Comic book artist and former Marvel Comics art director Dan Adkins has passed away (March 15, 1937 – May 8, 2013. Many fans first heard the news on Vanguard publisher J. David Spurlock’s Facebook page.
“I went to Reading, PA yesterday to buy Steranko and Adkins dinner. Neither Steranko nor [I] had been able to reach Adkins. After dinner with Steranko, I hit the road back to New York only to be phoned by Steranko, who had just received word from Adkins' son that Dan left this world last week,” he posted.
“In addition to many other credits, including T.H.U.N.D.E.R. Agents, Dr. Strange and much of the best inking ever done for Marvel, Adkins served as an art director at Marvel, was key to Wood launching Witzend, and he also mentored a number of young artists including Paul Gulacy, Val Mayerik and P. Craig Russell. He is missed,” he wrote.
“He was the best assistant/collaborator Wally Wood ever had. His inking work on artists such as Barry Windsor Smith and Gil Kane was incomparable. His Doctor Strange series for Marvel Comics in the late ‘60s ran concurrently with his best buddy's work, Jim Steranko's Nick Fury, Agent of Shield. As a high school student I followed those books each month as the two battled it out over who could dazzle the reader more. It was in high school, in choir class, that I met Dan's paperboy and found out Dan lived only a few miles from me, just outside East Liverpool, Ohio. It was in that little studio that Dan handed me, alongside Val Mayerik and Paul Gulacy, our careers,” writer-artist P. Craig Russell posted on Facebook.

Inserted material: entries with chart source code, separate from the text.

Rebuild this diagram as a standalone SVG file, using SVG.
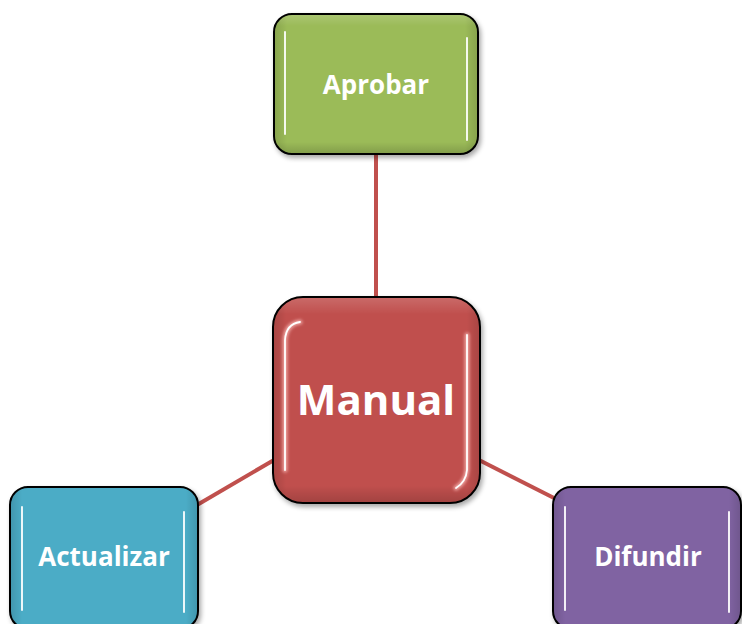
<svg xmlns="http://www.w3.org/2000/svg" width="742" height="624" viewBox="0 0 742 624">
  <defs>
    <filter id="sh" x="-10%" y="-10%" width="130%" height="130%">
      <feGaussianBlur in="SourceAlpha" stdDeviation="2.5"/>
      <feOffset dx="2" dy="3" result="b"/>
      <feComponentTransfer><feFuncA type="linear" slope="0.35"/></feComponentTransfer>
      <feMerge><feMergeNode/><feMergeNode in="SourceGraphic"/></feMerge>
    </filter>
    <filter id="glow" x="-200%" y="-10%" width="500%" height="120%">
      <feGaussianBlur stdDeviation="1.6"/>
    </filter>
    <linearGradient id="edge" x1="0" y1="0" x2="1" y2="0">
      <stop offset="0" stop-color="#000" stop-opacity="0.12"/>
      <stop offset="0.06" stop-color="#000" stop-opacity="0"/>
      <stop offset="0.94" stop-color="#000" stop-opacity="0"/>
      <stop offset="1" stop-color="#000" stop-opacity="0.12"/>
    </linearGradient>
    <linearGradient id="edgev" x1="0" y1="0" x2="0" y2="1">
      <stop offset="0" stop-color="#fff" stop-opacity="0.15"/>
      <stop offset="0.08" stop-color="#fff" stop-opacity="0"/>
      <stop offset="0.92" stop-color="#000" stop-opacity="0"/>
      <stop offset="1" stop-color="#000" stop-opacity="0.15"/>
    </linearGradient>
  </defs>
  <style>
    .box { stroke: #000; stroke-width: 2; }
    .hl { stroke-width: 5; stroke-linecap: round; fill: none; opacity: 0.9; }
    .hc { stroke-width: 1.8; stroke-linecap: round; fill: none; stroke: #ffffff; }
    .lbl { font-family: "Open Sans", "Noto Sans", sans-serif; font-weight: bold; fill: #ffffff; text-anchor: middle; }
    .con { stroke: #c0504d; stroke-width: 4; fill: none; }
  </style>
  <rect width="742" height="624" fill="#ffffff"/>
  <g id="connectors">
    <line class="con" x1="376" y1="153" x2="376" y2="297"/>
    <line class="con" x1="274" y1="460" x2="197" y2="505"/>
    <line class="con" x1="479" y1="460" x2="554" y2="498"/>
  </g>
  <g id="aprobar">
    <rect class="box" x="274" y="14" width="204" height="140" rx="18" fill="#9bbb59" filter="url(#sh)"/>
    <rect x="275" y="15" width="202" height="138" rx="17" fill="url(#edge)"/>
    <rect x="275" y="15" width="202" height="138" rx="17" fill="url(#edgev)"/>
    <path class="hl" d="M285,32 L285,134" stroke="#e6f5b8" filter="url(#glow)"/>
    <path class="hl" d="M467,38 L467,140" stroke="#e6f5b8" filter="url(#glow)"/>
    <path class="hc" d="M285,32 L285,134"/>
    <path class="hc" d="M467,38 L467,140"/>
    <text class="lbl" x="376" y="94" font-size="26">Aprobar</text>
  </g>
  <g id="manual">
    <rect class="box" x="273" y="297" width="207" height="206" rx="30" fill="#c0504d" filter="url(#sh)"/>
    <rect x="274" y="298" width="205" height="204" rx="29" fill="url(#edge)"/>
    <rect x="274" y="298" width="205" height="204" rx="29" fill="url(#edgev)"/>
    <path class="hl" d="M300,322 Q286,324 285,340 L285,470" stroke="#f1a9a6" filter="url(#glow)"/>
    <path class="hl" d="M467,335 L467,470 Q466,482 456,488" stroke="#f1a9a6" filter="url(#glow)"/>
    <path class="hc" d="M300,322 Q286,324 285,340 L285,470" stroke="#fde0de"/>
    <path class="hc" d="M467,335 L467,470 Q466,482 456,488" stroke="#fde0de"/>
    <text class="lbl" x="376" y="415" font-size="42">Manual</text>
  </g>
  <g id="actualizar">
    <rect class="box" x="10" y="487" width="188" height="142" rx="18" fill="#4bacc6" filter="url(#sh)"/>
    <rect x="11" y="488" width="186" height="140" rx="17" fill="url(#edge)"/>
    <path class="hl" d="M22,507 L22,610" stroke="#b8f1ff" filter="url(#glow)"/>
    <path class="hl" d="M184,512 L184,612" stroke="#b8f1ff" filter="url(#glow)"/>
    <path class="hc" d="M22,507 L22,610"/>
    <path class="hc" d="M184,512 L184,612"/>
    <text class="lbl" x="104" y="566" font-size="26">Actualizar</text>
  </g>
  <g id="difundir">
    <rect class="box" x="553" y="487" width="188" height="142" rx="18" fill="#8064a2" filter="url(#sh)"/>
    <rect x="554" y="488" width="186" height="140" rx="17" fill="url(#edge)"/>
    <path class="hl" d="M565,507 L565,610" stroke="#dcc8f8" filter="url(#glow)"/>
    <path class="hl" d="M729,512 L729,612" stroke="#dcc8f8" filter="url(#glow)"/>
    <path class="hc" d="M565,507 L565,610"/>
    <path class="hc" d="M729,512 L729,612"/>
    <text class="lbl" x="648" y="566" font-size="26">Difundir</text>
  </g>
</svg>
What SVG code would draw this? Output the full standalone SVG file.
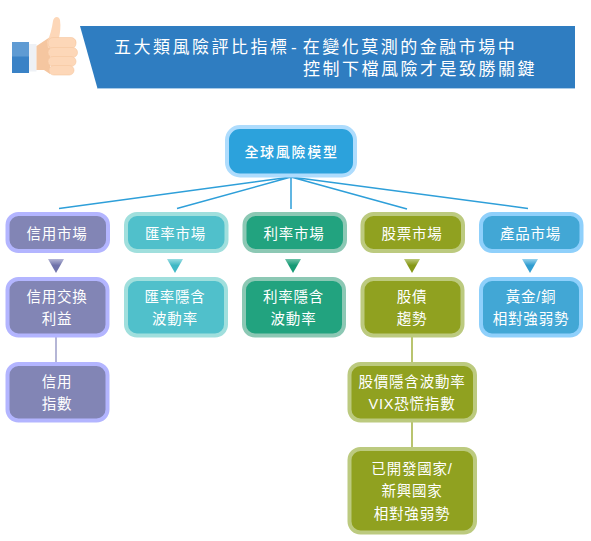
<svg xmlns="http://www.w3.org/2000/svg" width="591" height="541" viewBox="0 0 591 541">
<style>
text{font-family:"Liberation Sans","Noto Sans CJK TC",sans-serif;fill:#fff;text-anchor:middle}
.t{font-size:14.500px;letter-spacing:.8px}
.root{font-size:14px;letter-spacing:1.700px;font-weight:500}
.h{font-size:17px;letter-spacing:2.500px;text-anchor:start}
.n{stroke-width:4}
.pu{fill:#8285b5;stroke:#b3b5ff}.te{fill:#50c0cb;stroke:#a0dfdd}.gr{fill:#22a37f;stroke:#8cc8b4}.ol{fill:#90a120;stroke:#bcca7f}.bl{fill:#42a7d5;stroke:#8fd0fb}
.c{fill:none;stroke:#2e9fd9;stroke-width:1.5}
</style>
<defs>
<linearGradient id="gpu" x1="0" y1="0" x2="0" y2="1"><stop offset="0" stop-color="#b4b6d6"/><stop offset=".45" stop-color="#6f72aa"/></linearGradient>
<linearGradient id="gte" x1="0" y1="0" x2="0" y2="1"><stop offset="0" stop-color="#98dde2"/><stop offset=".45" stop-color="#3fb8c5"/></linearGradient>
<linearGradient id="ggr" x1="0" y1="0" x2="0" y2="1"><stop offset="0" stop-color="#6cc2a8"/><stop offset=".45" stop-color="#169a75"/></linearGradient>
<linearGradient id="gol" x1="0" y1="0" x2="0" y2="1"><stop offset="0" stop-color="#bcc878"/><stop offset=".45" stop-color="#869816"/></linearGradient>
<linearGradient id="gbl" x1="0" y1="0" x2="0" y2="1"><stop offset="0" stop-color="#96d2ee"/><stop offset=".45" stop-color="#309dd0"/></linearGradient>
</defs>
<g id="banner">
<polygon points="80,26 575,26 575,88.500 97.500,88.500" fill="#2f7dc1"/>
<rect x="97.500" y="88" width="477.500" height="1" fill="#a9cbe8"/>
<text class="h" x="114" y="53">五大類風險評比指標<tspan dx="1.500">-</tspan><tspan dx="3.500">在變化莫測的金融市場中</tspan></text>
<text class="h" x="303" y="74.500">控制下檔風險才是致勝關鍵</text>
</g>
<g id="thumb">
<rect x="12" y="42" width="17" height="31" fill="#3a82c6"/>
<rect x="12" y="42" width="17" height="14.500" fill="#5f9bd3"/>
<rect x="29" y="44" width="7.500" height="27.500" fill="#eef1f6"/>
<path d="M36.500,46 L50,37 L50,74 L44,70 L36.500,70 Z" fill="#f5c6a0"/>
<path d="M47,42 C50,36 52,28 53,21 C54,16 59,16 60,20 C61,27 60,33 59,38 L72,38 Q77,39 76,44 L48,48 Z" fill="#fdd7b8"/>
<rect x="48" y="37.500" width="28" height="11" rx="5" fill="#fdd7b8" stroke="#f5c6a0" stroke-width=".6"/>
<rect x="48" y="47.500" width="29.500" height="10" rx="5" fill="#fdd7b8" stroke="#f5c6a0" stroke-width=".6"/>
<rect x="48" y="56.500" width="28" height="10" rx="5" fill="#fdd7b8" stroke="#f5c6a0" stroke-width=".6"/>
<rect x="49" y="65.500" width="25" height="9.500" rx="4.700" fill="#fdd7b8" stroke="#f5c6a0" stroke-width=".6"/>
</g>
<g id="connectors">
<path class="c" d="M291,177 L59,208.500M291,177 L177,208.500M291,177 L291,209M291,177 L407,209M291,177 L528,208.500"/>
<path d="M56,337 V362" fill="none" stroke="#9d9ec8" stroke-width="1.500"/>
<path d="M412,337 V362M412,422 V447" fill="none" stroke="#a3b140" stroke-width="1.500"/>
<polygon points="48,259 64,259 56,273" fill="url(#gpu)"/>
<polygon points="167,259 183,259 175,273" fill="url(#gte)"/>
<polygon points="285,259 301,259 293,273" fill="url(#ggr)"/>
<polygon points="404,259 420,259 412,273" fill="url(#gol)"/>
<polygon points="522,259 538,259 530,273" fill="url(#gbl)"/>
</g>
<g id="n-root"><rect x="227" y="127" width="128" height="48.500" rx="13" fill="#2ca2dc" stroke="#aedcfd" stroke-width="4"/><text class="root" x="291.500" y="157">全球風險模型</text></g>
<g id="n-credit"><rect class="n pu" x="7.500" y="214" width="100.500" height="37" rx="11"/><text class="t" x="57" y="239">信用市場</text></g>
<g id="n-fx"><rect class="n te" x="126" y="214" width="100.500" height="37" rx="11"/><text class="t" x="175.500" y="239">匯率市場</text></g>
<g id="n-rate"><rect class="n gr" x="244.500" y="214" width="100.500" height="37" rx="11"/><text class="t" x="294" y="239">利率市場</text></g>
<g id="n-stock"><rect class="n ol" x="362.500" y="214" width="100.500" height="37" rx="11"/><text class="t" x="412" y="239">股票市場</text></g>
<g id="n-commodity"><rect class="n bl" x="481" y="214" width="100.500" height="37" rx="11"/><text class="t" x="530.500" y="239">產品市場</text></g>
<g id="n-cds"><rect class="n pu" x="7.500" y="279" width="100" height="56.500" rx="11"/><text class="t" x="57" y="302">信用交換</text><text class="t" x="57" y="324">利益</text></g>
<g id="n-fxvol"><rect class="n te" x="126" y="279" width="100" height="56.500" rx="11"/><text class="t" x="175" y="302">匯率隱含</text><text class="t" x="175" y="324">波動率</text></g>
<g id="n-ratevol"><rect class="n gr" x="244" y="279" width="100" height="56.500" rx="11"/><text class="t" x="293.500" y="302">利率隱含</text><text class="t" x="293.500" y="324">波動率</text></g>
<g id="n-trend"><rect class="n ol" x="362.500" y="279" width="100" height="56.500" rx="11"/><text class="t" x="412" y="302">股債</text><text class="t" x="412" y="324">趨勢</text></g>
<g id="n-gold"><rect class="n bl" x="481" y="279" width="100" height="56.500" rx="11"/><text class="t" x="531" y="302">黃金/銅</text><text class="t" x="531" y="324">相對強弱勢</text></g>
<g id="n-cindex"><rect class="n pu" x="7.500" y="364" width="100" height="56.500" rx="11"/><text class="t" x="57" y="387">信用</text><text class="t" x="57" y="409">指數</text></g>
<g id="n-vix"><rect class="n ol" x="349.500" y="364" width="125.500" height="56.500" rx="11"/><text class="t" x="412" y="387">股價隱含波動率</text><text class="t" x="412" y="409">VIX恐慌指數</text></g>
<g id="n-dm"><rect class="n ol" x="349.500" y="449" width="125.500" height="83.500" rx="11"/><text class="t" x="412" y="474">已開發國家/</text><text class="t" x="412" y="496">新興國家</text><text class="t" x="412" y="519">相對強弱勢</text></g>
</svg>
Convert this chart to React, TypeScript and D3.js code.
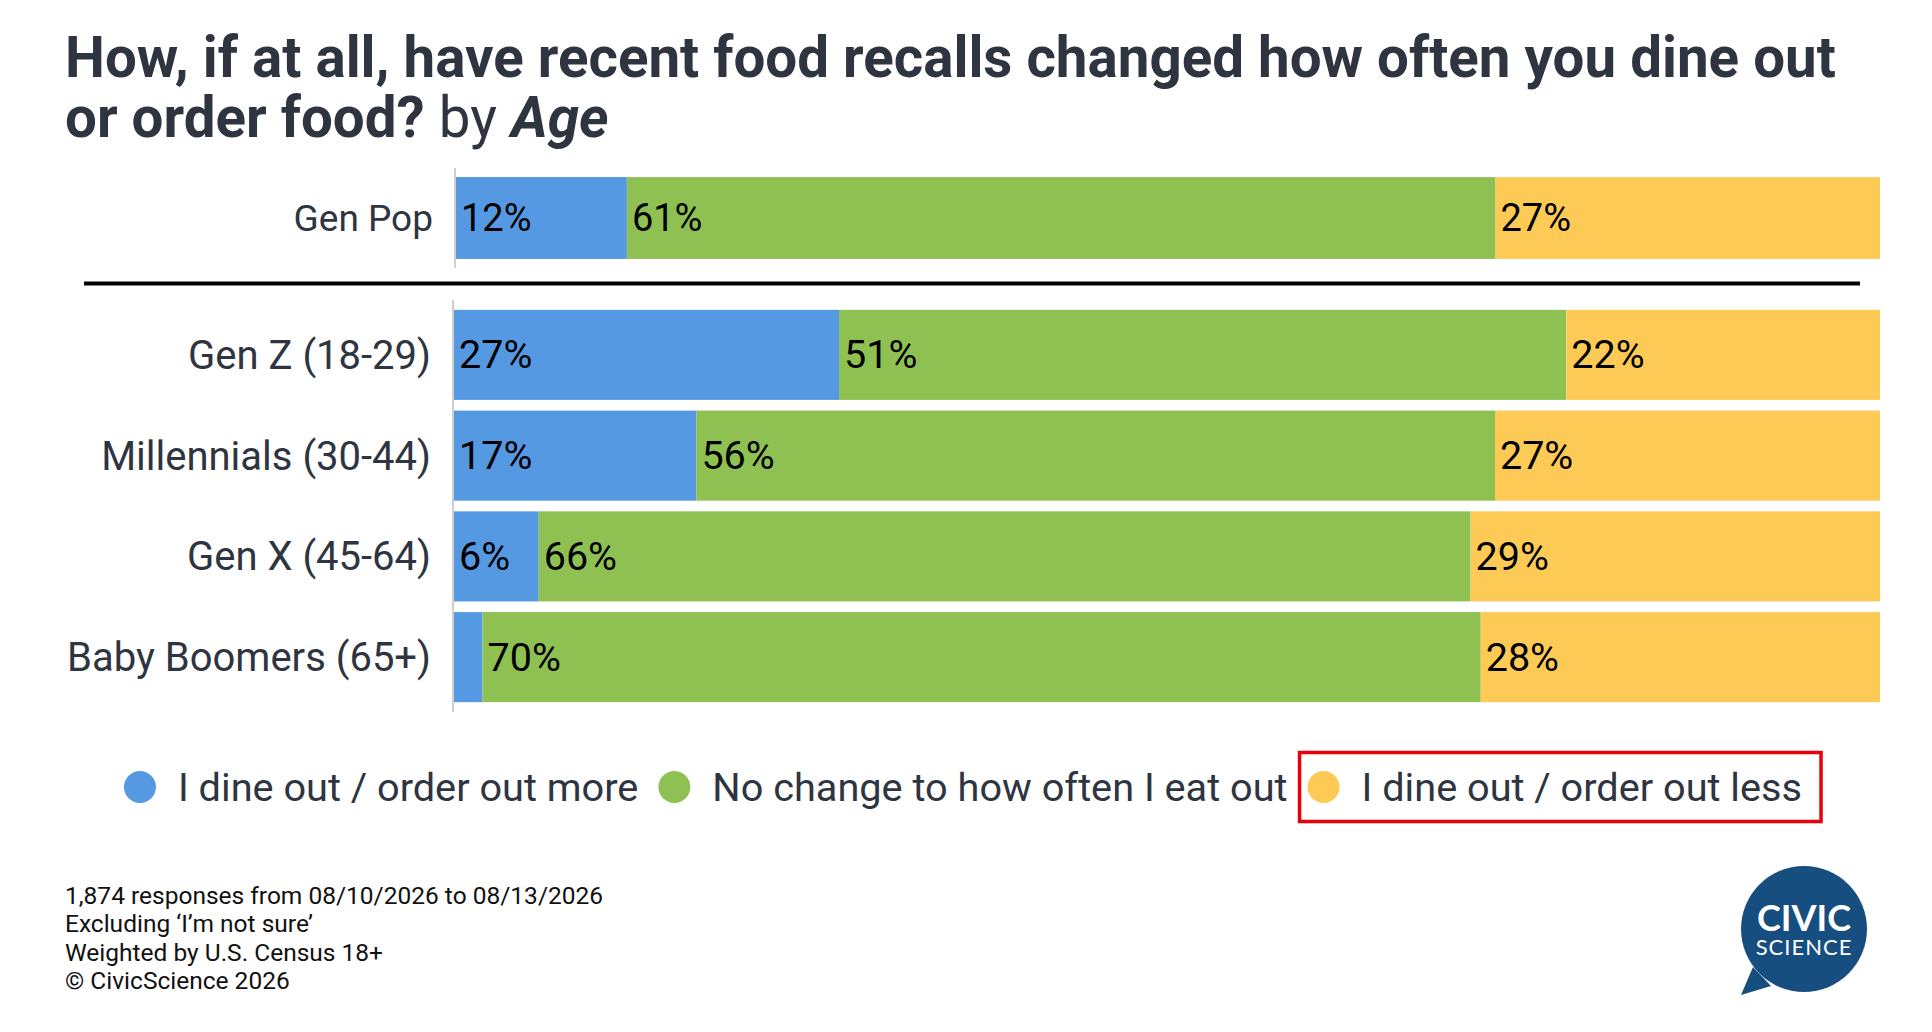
import { useEffect, useRef } from "react";
import * as d3 from "d3";

// chart data
const titleLine1 = "How, if at all, have recent food recalls changed how often you dine out";
const titleLine2 = "or order food?";
const titleBy = "by";
const titleDim = "Age";

const seriesNames = [
  "I dine out / order out more",
  "No change to how often I eat out",
  "I dine out / order out less",
];
const seriesColors = ["#5599e3", "#8ec052", "#fdcb55"];

const genPopCategories = ["Gen Pop"];
const genPopMore = [12];
const genPopSame = [61];
const genPopLess = [27];

const ageCategories = ["Gen Z (18-29)", "Millennials (30-44)", "Gen X (45-64)", "Baby Boomers (65+)"];
const ageMore = [27, 17, 6, 2];
const ageSame = [51, 56, 66, 70];
const ageLess = [22, 27, 29, 28];

const footnotes = [
  "1,874 responses from 08/10/2026 to 08/13/2026",
  "Excluding \u2018I\u2019m not sure\u2019",
  "Weighted by U.S. Census 18+",
  "\u00a9 CivicScience 2026",
];

const W = 1932;
const H = 1032;
const FONT = "Roboto, 'Noto Sans', sans-serif";
const TEXT_DARK = "#2e3440";
const KEYS = ["more", "same", "less"];

type Row = { category: string; more: number; same: number; less: number };

const toRows = (cats: string[], more: number[], same: number[], less: number[]): Row[] =>
  cats.map((c, i) => ({ category: c, more: more[i], same: same[i], less: less[i] }));

const drawStack = (
  svg: d3.Selection<SVGSVGElement, unknown, null, undefined>,
  rows: Row[],
  x: d3.ScaleLinear<number, number>,
  y: d3.ScaleBand<string>,
  axisTop: number,
  axisBottom: number,
  labelX: number,
  catSize: number,
  valSize: number
) => {
  const stack = d3.stack<Row>().keys(KEYS).offset(d3.stackOffsetExpand);
  const layers = stack(rows);
  const g = svg.append("g");

  layers.forEach((layer, li) => {
    layer.forEach((seg) => {
      const row = seg.data;
      g.append("rect")
        .attr("x", x(seg[0]))
        .attr("y", y(row.category)!)
        .attr("width", x(seg[1]) - x(seg[0]))
        .attr("height", y.bandwidth())
        .attr("fill", seriesColors[li]);
      const v = row[KEYS[li] as keyof Row] as number;
      // too thin segments get no label
      if (v >= 5) {
        g.append("text")
          .attr("x", x(seg[0]) + 5)
          .attr("y", y(row.category)! + y.bandwidth() / 2 + valSize * 0.34)
          .attr("font-family", FONT)
          .attr("font-size", valSize)
          .attr("fill", "#000")
          .text(`${v}%`);
      }
    });
  });

  // category labels
  rows.forEach((r) => {
    g.append("text")
      .attr("x", labelX)
      .attr("y", y(r.category)! + y.bandwidth() / 2 + catSize * 0.35)
      .attr("text-anchor", "end")
      .attr("font-family", FONT)
      .attr("font-size", catSize)
      .attr("fill", TEXT_DARK)
      .text(r.category);
  });

  // axis line
  g.append("line")
    .attr("x1", x(0) - 1)
    .attr("x2", x(0) - 1)
    .attr("y1", axisTop)
    .attr("y2", axisBottom)
    .attr("stroke", "#cfcfcf")
    .attr("stroke-width", 2);
};

export default function App() {
  const ref = useRef<SVGSVGElement>(null);

  useEffect(() => {
    if (!ref.current) return;
    const svg = d3.select(ref.current);
    svg.selectAll("*").remove();

    // title
    svg.append("text")
      .attr("x", 65)
      .attr("y", 77)
      .attr("font-family", FONT)
      .attr("font-size", 56.5)
      .attr("font-weight", 700)
      .attr("fill", TEXT_DARK)
      .text(titleLine1);
    const t2 = svg.append("text")
      .attr("x", 65)
      .attr("y", 137)
      .attr("font-family", FONT)
      .attr("font-size", 56.5)
      .attr("font-weight", 700)
      .attr("fill", TEXT_DARK);
    t2.append("tspan").text(titleLine2 + " ");
    t2.append("tspan").attr("font-weight", 400).text(titleBy + " ");
    t2.append("tspan").attr("font-style", "italic").text(titleDim);

    // Gen Pop bar
    const xPop = d3.scaleLinear().domain([0, 1]).range([456, 1880]);
    const yPop = d3.scaleBand<string>().domain(genPopCategories).range([168, 268]).padding(0.1);
    drawStack(svg, toRows(genPopCategories, genPopMore, genPopSame, genPopLess), xPop, yPop, 168, 268, 433, 37, 38);

    // separator
    svg.append("line")
      .attr("x1", 84)
      .attr("x2", 1860)
      .attr("y1", 283.5)
      .attr("y2", 283.5)
      .attr("stroke", "#000")
      .attr("stroke-width", 4);

    // age bars
    const xAge = d3.scaleLinear().domain([0, 1]).range([454, 1880]);
    const yAge = d3.scaleBand<string>()
      .domain(ageCategories)
      .range([304.5, 707.5])
      .paddingInner(0.106)
      .paddingOuter(0.053);
    drawStack(svg, toRows(ageCategories, ageMore, ageSame, ageLess), xAge, yAge, 300, 712, 431, 40, 39.5);

    // legend, centred on the page
    const legend = svg.append("g");
    const items: { g: d3.Selection<SVGGElement, unknown, null, undefined>; w: number }[] = [];
    seriesNames.forEach((name, i) => {
      const ig = legend.append("g");
      ig.append("circle").attr("cx", 16).attr("cy", 0).attr("r", 16).attr("fill", seriesColors[i]);
      const txt = ig.append("text")
        .attr("x", 54)
        .attr("y", 14)
        .attr("font-family", FONT)
        .attr("font-size", 39.7)
        .attr("fill", TEXT_DARK)
        .text(name);
      const tw = (txt.node() as SVGTextElement).getComputedTextLength();
      items.push({ g: ig, w: 54 + tw });
    });
    const gap = 20;
    const total = d3.sum(items, (d) => d.w) + gap * (items.length - 1);
    let cx = 963 - total / 2;
    const legendY = 787;
    items.forEach((it, i) => {
      it.g.attr("transform", `translate(${cx},${legendY})`);
      if (i === items.length - 1) {
        legend.append("rect")
          .attr("x", cx - 8)
          .attr("y", legendY - 34.5)
          .attr("width", it.w + 27)
          .attr("height", 69)
          .attr("fill", "none")
          .attr("stroke", "#e8000b")
          .attr("stroke-width", 3.5);
      }
      cx += it.w + gap;
    });

    // footnotes
    const foot = svg.append("text")
      .attr("font-family", FONT)
      .attr("font-size", 24.5)
      .attr("fill", "#111");
    footnotes.forEach((f, i) => {
      foot.append("tspan").attr("x", 65).attr("y", 904 + i * 28.3).text(f);
    });

    // logo
    const logo = svg.append("g").attr("transform", "translate(1804,929)");
    logo.append("circle").attr("r", 63).attr("fill", "#174e80");
    logo.append("path").attr("d", "M-51,38 L-63,66 L-33,57 Z").attr("fill", "#174e80");
    logo.append("text")
      .attr("y", 2)
      .attr("text-anchor", "middle")
      .attr("font-family", "Lato, 'Open Sans', sans-serif")
      .attr("font-weight", 700)
      .attr("font-size", 36)
      .attr("fill", "#fff")
      .text("CIVIC");
    logo.append("text")
      .attr("y", 26)
      .attr("text-anchor", "middle")
      .attr("font-family", "Lato, 'Open Sans', sans-serif")
      .attr("font-size", 22)
      .attr("letter-spacing", 1)
      .attr("fill", "#fff")
      .text("SCIENCE");
  }, []);

  return (
    <svg
      ref={ref}
      width={W}
      height={H}
      style={{ position: "absolute", left: 0, top: 0, background: "#fff" }}
    />
  );
}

“His own artwork on a series of stories for Warren Comics Creepy and Eerie magazines in the mid ‘60s, shortly after he left Wally Wood's studio, was his high point and remain an inspiration to this day. Each story was a different exercise in inking techniques, ink wash, crosshatching, zip-tone, etc. His title page for “The Day After Doomsday,” a virtuoso display of the transposition of the grey tones of a photo into thousands of tiny pen point marks and crosshatching to create texture and light has been a constant goad to me, a high water mark I've reached for and never attained,” Russell wrote.